Start-ups are where tomorrow’s leaders emerge. But with fast-expansion comes faster challenges. So just how do new leaders keep pace with ever-changing expectations, and can effective leadership be taught?
I spoke to MILK Beauty’s founder, Lucy Patterson, owner of the UK’s fastest-growing mobile beauty service, and Barney Whiter, investor, to explore the future of leadership.
In the wake of the digital tide, business must keep moving. Big brands and established corporations have proved they know how to lead and manage sizeable numbers of people. But what about a start-up blazing a trail in a new sector?
According to Lucy Patterson, “There’s no blueprint for how to run your business. You can't look to the established giant and refine from there, instead you need to build from the bottom up.
“It’s a learning curve that will inevitably have to be ridden, and challenges are part and parcel of the journey,” she continues.
“Along the way you make mistakes and you have to be quite open about the mistakes with the team. The key is to build a team who thrive on this uncertainty and challenge.”
Entrepreneurs are most likely to start off small – it’s the most defining part of the journey when it comes to learning and growing as an individual and as a business. However, thinking of new ways to grow and lead in an ever-evolving digital and economic backdrop takes a fresh perspective.
Coming from a corporate finance background, Lucy’s mindset shift was realising that not everyone thinks like her or sees the world in the same way, “People have different ways of seeing situations and solving problems. I’ve had to reset my view to see this diversity as a huge strength of our business.”
With old leadership models being deconstructed, Barney Whiter, a start-up investor, believes it’s not hard coming up with ideas and beginning to put them in motion; it’s the execution that counts.
“It’s easier than ever to start a business, but to survive and grow requires founders to have a mix of old-fashioned virtues like resilience, optimism and adaptability as well as the flexibility to use modern tools provided by technology.”
The ability to not be affected by setbacks is cited as a premium quality for MILK Beauty’s leader, “Resilience definitely comes at the top of the list. All start-ups face huge hurdles, and you need to not be disheartened by the setbacks, but you have to take the learnings and refine how you do things.”
The future of leadership
Leadership has evolved, no question about it. Lucy believes that large organisations with fixed hierarchies and ridged long-term planning are being replaced by nimble, decentralised structures. “Future leadership will place much more emphasis on creating fluid frameworks to create success and growth.”
It seems investors who are or were leaders can sometimes morph into the position of mentor. The investor/start-up dynamic has always been a source of invention, possibly where world’s and agendas collide. But investment, especially at venture capitalist stage, means that those backing the enterprise can add their experience to the pot. Couple this with a fresh mentality and it can make for a very potent leadership combination.

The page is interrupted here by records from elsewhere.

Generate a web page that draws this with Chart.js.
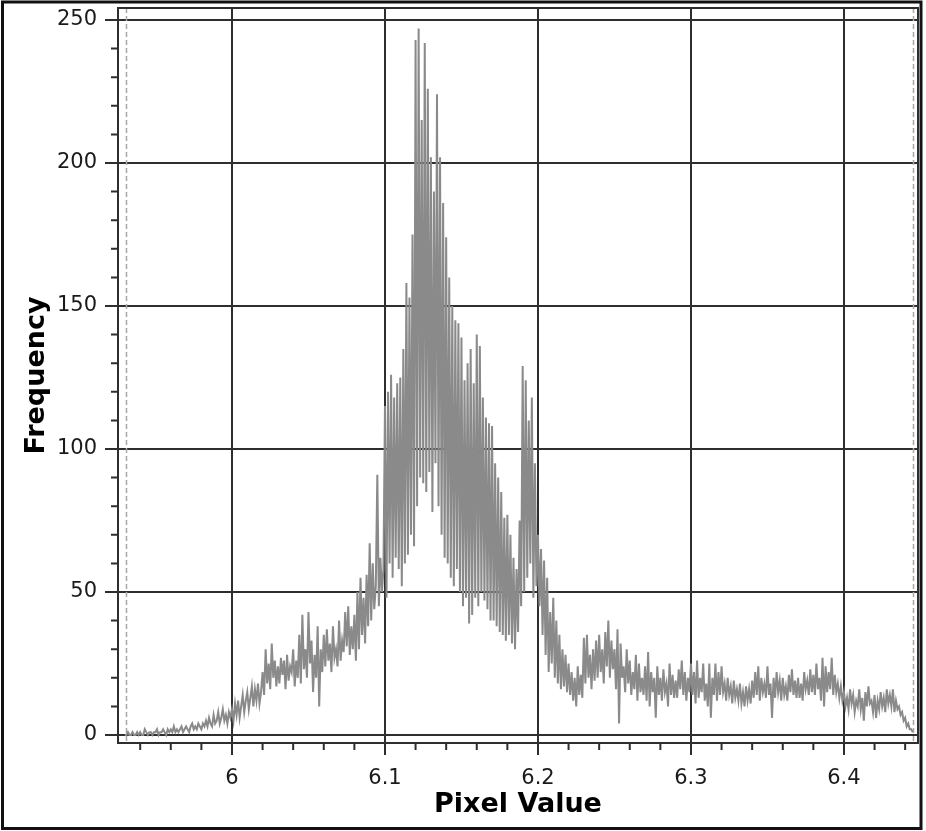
<!DOCTYPE html>
<html lang="en">
<head>
  <meta charset="UTF-8" />
  <title>Pixel Value Histogram</title>
  <script src="https://cdn.jsdelivr.net/npm/chart.js@4.4.1/dist/chart.umd.min.js"></script>
  <style>
    html, body { margin: 0; padding: 0; background: #fff; }
    #histChart { display: block; }
  </style>
</head>
<body>
  <canvas id="histChart" width="926" height="831"></canvas>

  <script>
    // histogram bins: first bin centre and bin width
    const binStart = 5.930
    const binWidth = 0.001

    // frequency per bin (10 bins per row)
    const freq = [
      0, 0, 1, 0, 0, 1, 0, 0, 1, 0,            // 5.930
      1, 0, 0, 2, 1, 0, 1, 1, 0, 1,            // 5.940
      1, 2, 0, 1, 1, 2, 1, 0, 2, 1,            // 5.950
      2, 1, 3, 1, 2, 1, 2, 3, 1, 2,            // 5.960
      3, 2, 1, 3, 4, 2, 3, 2, 4, 3,            // 5.970
      2, 4, 3, 5, 3, 6, 4, 3, 7, 4,            // 5.980
      5, 8, 4, 6, 9, 5, 7, 4, 8, 6,            // 5.990
      9, 5, 11, 7, 12, 6, 10, 14, 8, 12,       // 6.000
      15, 9, 13, 17, 10, 16, 12, 18, 11, 15,   // 6.010
      22, 14, 30, 18, 25, 16, 32, 20, 26, 17,  // 6.020
      24, 18, 27, 21, 26, 16, 28, 19, 24, 22,  // 6.030
      30, 17, 26, 20, 35, 18, 42, 23, 30, 20,  // 6.040
      43, 25, 33, 15, 28, 20, 38, 10, 30, 22,  // 6.050
      35, 24, 37, 26, 32, 22, 38, 27, 30, 24,  // 6.060
      40, 26, 33, 29, 43, 31, 45, 28, 38, 30,  // 6.070
      42, 26, 50, 30, 55, 35, 48, 32, 56, 38,  // 6.080
      67, 40, 60, 44, 52, 91, 45, 62, 50, 58,  // 6.090
      115, 48, 120, 60, 126, 55, 118, 62, 123, 58,   // 6.100
      125, 52, 135, 60, 158, 63, 153, 70, 175, 66,   // 6.110
      243, 80, 247, 90, 215, 88, 242, 85, 226, 92,   // 6.120
      202, 78, 190, 95, 224, 80, 202, 70, 186, 62,   // 6.130
      174, 60, 160, 55, 150, 52, 145, 58, 144, 50,   // 6.140
      139, 45, 124, 48, 130, 39, 135, 42, 123, 48,   // 6.150
      140, 45, 136, 50, 118, 47, 111, 44, 109, 40,   // 6.160
      108, 40, 95, 38, 90, 36, 85, 35, 76, 33,       // 6.170
      77, 35, 70, 32, 62, 30, 58, 36, 75, 45,        // 6.180
      129, 50, 124, 55, 110, 60, 118, 48, 95, 52,    // 6.190
      70, 45, 65, 35, 61, 28, 55, 22, 43, 25,  // 6.200
      48, 20, 40, 18, 35, 16, 30, 17, 28, 15,  // 6.210
      25, 14, 22, 12, 20, 10, 24, 14, 21, 13,  // 6.220
      34, 18, 35, 20, 28, 16, 30, 19, 33, 20,  // 6.230
      35, 22, 30, 18, 36, 24, 40, 20, 33, 23,  // 6.240
      30, 16, 37, 4, 32, 20, 24, 15, 30, 18,   // 6.250
      26, 14, 22, 16, 28, 12, 25, 15, 20, 14,  // 6.260
      24, 12, 29, 10, 22, 15, 20, 6, 24, 14,   // 6.270
      20, 12, 23, 15, 18, 10, 25, 14, 21, 13,  // 6.280
      19, 13, 23, 16, 26, 14, 22, 12, 20, 15,  // 6.290
      25, 14, 22, 11, 26, 13, 20, 15, 25, 12,  // 6.300
      18, 10, 25, 6, 20, 14, 25, 12, 22, 14,   // 6.310
      24, 15, 18, 12, 20, 14, 17, 11, 19, 13,  // 6.320
      16, 12, 18, 11, 15, 10, 17, 12, 16, 11,  // 6.330
      19, 13, 22, 14, 24, 12, 20, 15, 18, 13,  // 6.340
      24, 14, 18, 6, 20, 13, 22, 15, 19, 12,   // 6.350
      20, 14, 17, 12, 21, 15, 23, 14, 19, 13,  // 6.360
      20, 13, 18, 12, 22, 16, 19, 14, 23, 15,  // 6.370
      21, 14, 25, 16, 20, 12, 27, 10, 24, 15,  // 6.380
      22, 16, 27, 14, 21, 15, 18, 13, 17, 12,  // 6.390
      15, 10, 13, 9, 16, 11, 14, 8, 12, 10,    // 6.400
      16, 9, 13, 5, 15, 10, 17, 11, 12, 8,     // 6.410
      14, 6, 12, 9, 15, 10, 13, 8, 16, 11,     // 6.420
      14, 10, 16, 8, 12, 9, 10, 7, 8, 5,       // 6.430
      6, 3, 4, 2, 2, 1                         // 6.440
    ]

    const xTicks = [6, 6.1, 6.2, 6.3, 6.4]
    const yTicks = [0, 50, 100, 150, 200, 250]
    const xRange = [5.9255, 6.4484]
    const yRange = [-2.8, 254.2]
    const dataLimits = [5.9307, 6.4451]   // dashed markers

    const gridColor = '#2e2e2e'
    const textColor = '#1a1a1a'

    const points = freq.map((f, i) => ({ x: +(binStart + i * binWidth).toFixed(4), y: f }))

    // frame, dashed limit lines, minor ticks, outer border
    const decor = {
      id: 'decor',
      beforeDatasetsDraw(chart) {
        const { ctx, chartArea, scales: { x } } = chart
        ctx.save()
        ctx.strokeStyle = '#a8a8a8'
        ctx.lineWidth = 1.5
        ctx.setLineDash([5, 3])
        dataLimits.forEach(v => {
          const px = Math.round(x.getPixelForValue(v)) + 0.5
          ctx.beginPath()
          ctx.moveTo(px, chartArea.top)
          ctx.lineTo(px, chartArea.bottom)
          ctx.stroke()
        })
        ctx.restore()
      },
      afterDraw(chart) {
        const { ctx, chartArea, scales: { x, y } } = chart
        ctx.save()
        ctx.strokeStyle = gridColor
        ctx.lineWidth = 2
        ctx.strokeRect(chartArea.left, chartArea.top, chartArea.right - chartArea.left, chartArea.bottom - chartArea.top)

        ctx.beginPath()
        for (let v = 10; v < 255; v += 10) {
          if (v % 50 === 0) continue
          const py = y.getPixelForValue(v)
          ctx.moveTo(chartArea.left - 7, py)
          ctx.lineTo(chartArea.left, py)
        }
        for (let k = 297; k <= 322; k++) {
          if (k % 5 === 0) continue
          const px = x.getPixelForValue(k * 0.02)
          ctx.moveTo(px, chartArea.bottom)
          ctx.lineTo(px, chartArea.bottom + 7)
        }
        ctx.stroke()

        ctx.strokeStyle = '#111'
        ctx.lineWidth = 3
        ctx.strokeRect(2.5, 2, 918.5, 826.5)
        ctx.restore()
      }
    }

    new Chart(document.getElementById('histChart'), {
      type: 'line',
      data: {
        datasets: [{
          data: points,
          borderColor: '#8a8a8a',
          borderWidth: 2,
          pointRadius: 0,
          tension: 0,
          fill: false
        }]
      },
      options: {
        responsive: false,
        animation: false,
        events: [],
        layout: { padding: { top: 8, right: 8, left: 0, bottom: 0 } },
        plugins: {
          legend: { display: false },
          tooltip: { enabled: false }
        },
        scales: {
          x: {
            type: 'linear',
            min: xRange[0],
            max: xRange[1],
            afterBuildTicks: s => { s.ticks = xTicks.map(v => ({ value: v })) },
            afterFit: s => { s.height = 88; s.paddingLeft = 0; s.paddingRight = 0 },
            grid: { color: gridColor, lineWidth: 2, tickLength: 12, tickColor: gridColor },
            border: { display: true, color: gridColor, width: 2 },
            ticks: {
              color: textColor,
              font: { family: 'DejaVu Sans', size: 21 },
              padding: 11,
              maxRotation: 0,
              callback: v => String(+v.toFixed(1))
            },
            title: {
              display: true,
              text: 'Pixel Value',
              color: '#000',
              font: { family: 'DejaVu Sans', size: 27, weight: 'bold' },
              padding: { top: 0, bottom: 10 }
            }
          },
          y: {
            min: yRange[0],
            max: yRange[1],
            afterBuildTicks: s => { s.ticks = yTicks.map(v => ({ value: v })) },
            afterFit: s => { s.width = 118; s.paddingTop = 0; s.paddingBottom = 0 },
            grid: { color: gridColor, lineWidth: 2, tickLength: 13, tickColor: gridColor },
            border: { display: true, color: gridColor, width: 2 },
            ticks: {
              color: textColor,
              font: { family: 'DejaVu Sans', size: 21 },
              padding: 8
            },
            title: {
              display: true,
              text: 'Frequency',
              color: '#000',
              font: { family: 'DejaVu Sans', size: 27, weight: 'bold' },
              padding: { top: 21, bottom: 0 }
            }
          }
        }
      },
      plugins: [decor]
    })
  </script>
</body>
</html>
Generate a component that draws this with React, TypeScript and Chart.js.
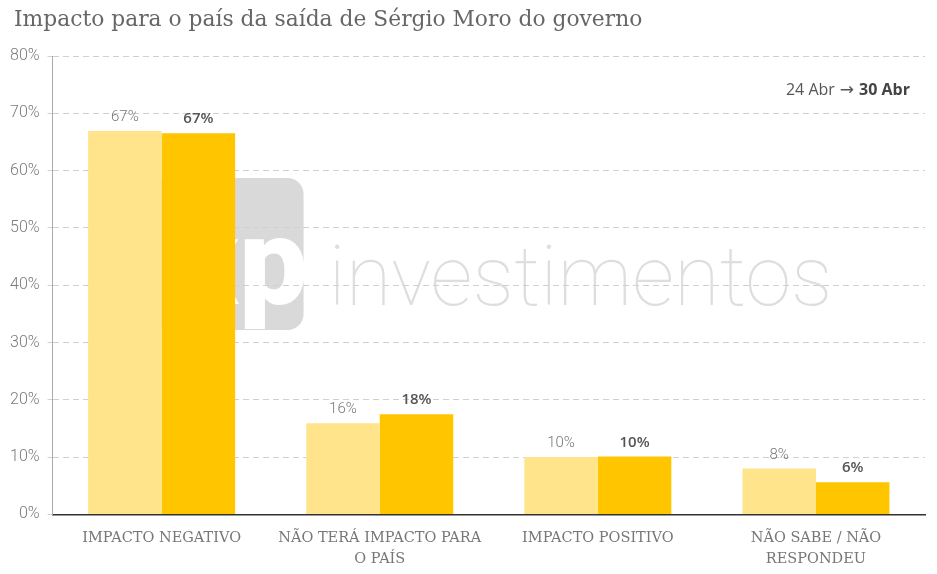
import React, { useEffect, useRef } from 'react';
import { Chart, registerables } from 'chart.js';

Chart.register(...registerables);

// dados
const categories: string[][] = [
  ['IMPACTO NEGATIVO'],
  ['NÃO TERÁ IMPACTO PARA', 'O PAÍS'],
  ['IMPACTO POSITIVO'],
  ['NÃO SABE / NÃO', 'RESPONDEU'],
];
const seriesNames = ['24 Abr', '30 Abr'];
const abr24 = [66.9, 15.9, 10.0, 8.0];
const abr30 = [66.5, 17.5, 10.1, 5.6];
const yTicks = [0, 10, 20, 30, 40, 50, 60, 70, 80];

const TITLE = 'Impacto para o país da saída de Sérgio Moro do governo';

// marca d'água + título + legenda + rótulos
const decorPlugin = {
  id: 'decor',
  beforeDraw(chart: Chart) {
    const { ctx, chartArea } = chart;
    const L = chartArea.left;
    const T = chartArea.top;
    ctx.save();
    // caixa cinza do logo
    const bx = L + 98, by = T + 122, bw = 153, bh = 152;
    ctx.fillStyle = '#d9d9d9';
    ctx.beginPath();
    ctx.roundRect(bx, by, bw, bh, 16);
    ctx.fill();
    ctx.fillStyle = '#ffffff';
    ctx.font = '900 122px Roboto';
    ctx.textAlign = 'right';
    ctx.textBaseline = 'alphabetic';
    ctx.fillText('xp', bx + bw + 4, by + 126);
    // texto "investimentos"
    ctx.fillStyle = '#dedede';
    ctx.textAlign = 'left';
    let size = 96;
    ctx.font = `100 ${size}px Roboto`;
    const w = ctx.measureText('investimentos').width;
    size = size * 504 / w;
    ctx.font = `100 ${size}px Roboto`;
    ctx.fillText('investimentos', L + 276, T + 249);
    ctx.restore();
  },
  afterDraw(chart: Chart) {
    const { ctx, chartArea } = chart;
    ctx.save();
    // título
    ctx.fillStyle = '#666';
    ctx.font = '21.8px "DejaVu Serif"';
    ctx.textAlign = 'left';
    ctx.textBaseline = 'alphabetic';
    ctx.fillText(TITLE, 14, 26);
    // legenda "24 Abr → 30 Abr"
    const right = chartArea.right - 15;
    const yb = 95;
    ctx.textAlign = 'right';
    ctx.font = 'bold 16px "Open Sans"';
    const boldTxt = seriesNames[1];
    ctx.fillStyle = '#444';
    ctx.fillText(boldTxt, right, yb);
    let x = right - ctx.measureText(boldTxt).width - 5;
    ctx.font = '17px "DejaVu Sans"';
    ctx.fillStyle = '#555';
    ctx.fillText('\u2192', x, yb);
    x -= ctx.measureText('\u2192').width + 5;
    ctx.font = '16px "Open Sans"';
    ctx.fillText(seriesNames[0], x, yb);
    // rótulos dos valores
    ctx.textAlign = 'center';
    chart.data.datasets.forEach((ds, di) => {
      const meta = chart.getDatasetMeta(di);
      meta.data.forEach((bar: any, i: number) => {
        const v = Math.round(ds.data[i] as number) + '%';
        if (di === 0) {
          ctx.font = '300 15px Roboto';
          ctx.fillStyle = '#777';
        } else {
          ctx.font = '600 15px "Open Sans"';
          ctx.fillStyle = '#555';
        }
        ctx.fillText(v, bar.x, bar.y - 10);
      });
    });
    ctx.restore();
  },
};

export default function App() {
  const canvasRef = useRef<HTMLCanvasElement | null>(null);

  useEffect(() => {
    document.body.style.margin = '0';
    const canvas = canvasRef.current;
    if (!canvas) return;
    const chart = new Chart(canvas, {
      type: 'bar',
      data: {
        labels: categories,
        datasets: [
          {
            label: seriesNames[0],
            data: abr24,
            backgroundColor: '#FFE48C',
            categoryPercentage: 0.674,
            barPercentage: 1,
          },
          {
            label: seriesNames[1],
            data: abr30,
            backgroundColor: '#FFC600',
            categoryPercentage: 0.674,
            barPercentage: 1,
          },
        ],
      },
      options: {
        animation: false,
        responsive: false,
        layout: { padding: { top: 56, right: 12, left: 2, bottom: -9 } },
        plugins: {
          legend: { display: false },
          title: { display: false },
          tooltip: { enabled: false },
        },
        scales: {
          x: {
            grid: { display: false, drawTicks: false },
            border: { color: '#333', width: 1.5 },
            ticks: {
              color: '#777',
              font: { family: '"DejaVu Serif"', size: 14.5, lineHeight: 1.4 },
              padding: 14,
              maxRotation: 0,
              autoSkip: false,
            },
          },
          y: {
            min: 0,
            max: 80,
            afterBuildTicks: (axis: any) => {
              axis.ticks = yTicks.map((v) => ({ value: v }));
            },
            grid: { color: '#d0d0d0', tickLength: 5 },
            border: { color: '#aaa', dash: [6, 4] },
            ticks: {
              color: '#7a7a7a',
              font: { family: 'Roboto', weight: 300, size: 16 },
              padding: 8,
              callback: (v: any) => v + '%',
            },
          },
        },
      },
      plugins: [decorPlugin],
    });
    return () => {
      chart.destroy();
    };
  }, []);

  return (
    <div style={{ width: 937, height: 574 }}>
      <canvas ref={canvasRef} width={937} height={574} style={{ width: 937, height: 574 }} />
    </div>
  );
}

Lucy supports this theory, “I am very lucky that I have met some great mentors during my career. I turn to each of them for different reasons and different questions.” Her advice to potential leaders would be to have a great support network who start-up leaders can take counsel from.
Anyone running a start-up will learn a huge amount including leadership skills.
Honing the possibilities
The ability to think and lead differently is within everyone. Traditional models of leadership are evolving into something more collaborative and kinetic. Finally, I asked Lucy if effective leadership can be taught.
“Absolutely,” she said. “Anyone running a start-up will learn a huge amount including leadership skills. I believe just about everything can be taught — it's just whether we are willing to learn and master what’s needed.”